On 10/26/25 10:15, Jonathan Wakely wrote:
On Sun, 26 Oct 2025, 15:37 Sandra Loosemore, <[email protected] <mailto:[email protected]>> wrote:The "Option Summary" in the GCC documentation now runs 30+ pages in the printed manual, and would be even longer if I added all the options presently missing documentation. Besides its length, there are no direct links from the options it names, to their documentation -- only to the containing section, many of which are also dozens of pages long. (The alphabetical option index at the end of the manual does link directly to the @opindex tag location in the detailed documentation.) Nowadays hardly anybody uses a paper manual and can rely on the search feature in their browser or PDF viewer to find what they're looking for instead, so perhaps the lack of direct links isn't a fatal flaw, but since the whole document is searchable, is the "Option Summary" still helpful to point you in the right direction? Do you find it useful?I find it invaluable, it's usually where I go to first when looking something up in the online html pages.
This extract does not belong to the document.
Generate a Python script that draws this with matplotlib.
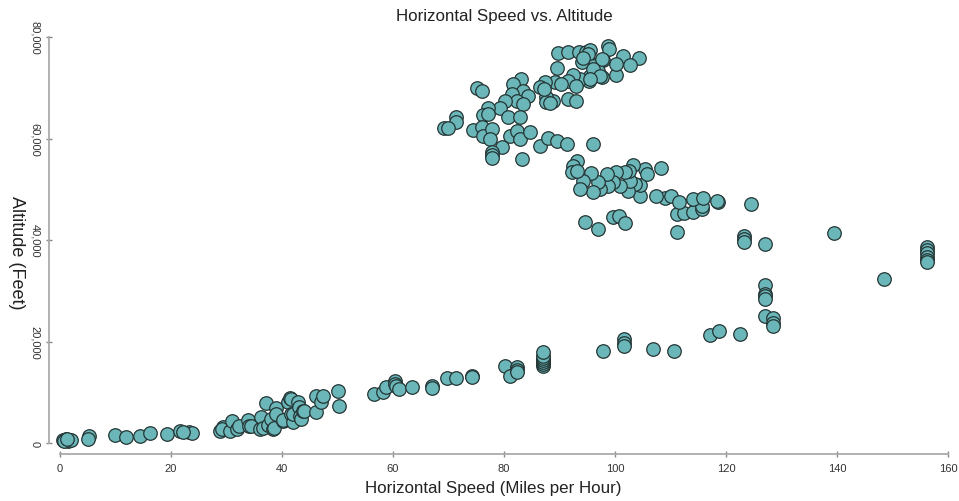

I don't know which of the many, many pages an option is on, so I go to the summary, search for the option, then click through to the relevant page and search again to get to the option.
OK. I'm personally more likely to use the direct link from the option index to look up docs for a particular option I already know the name of and/or the PDF document instead of chunked HTML, but if other people use the option summary + text search then I will of course continue to support that usage.
BTW, I did take a quick look earlier at whether I could make the entries in the "Option Summary" also link directly to the docs for that option, but I didn't see an obvious way to do it with basic Texinfo usage. It might require some devious knowledge of Texinfo internals and/or dependencies on newer versions of Texinfo that have better HTML support and/or postprocessing of the HTML output, and for now I put that aside while trying to fill in docs for options that presently have none.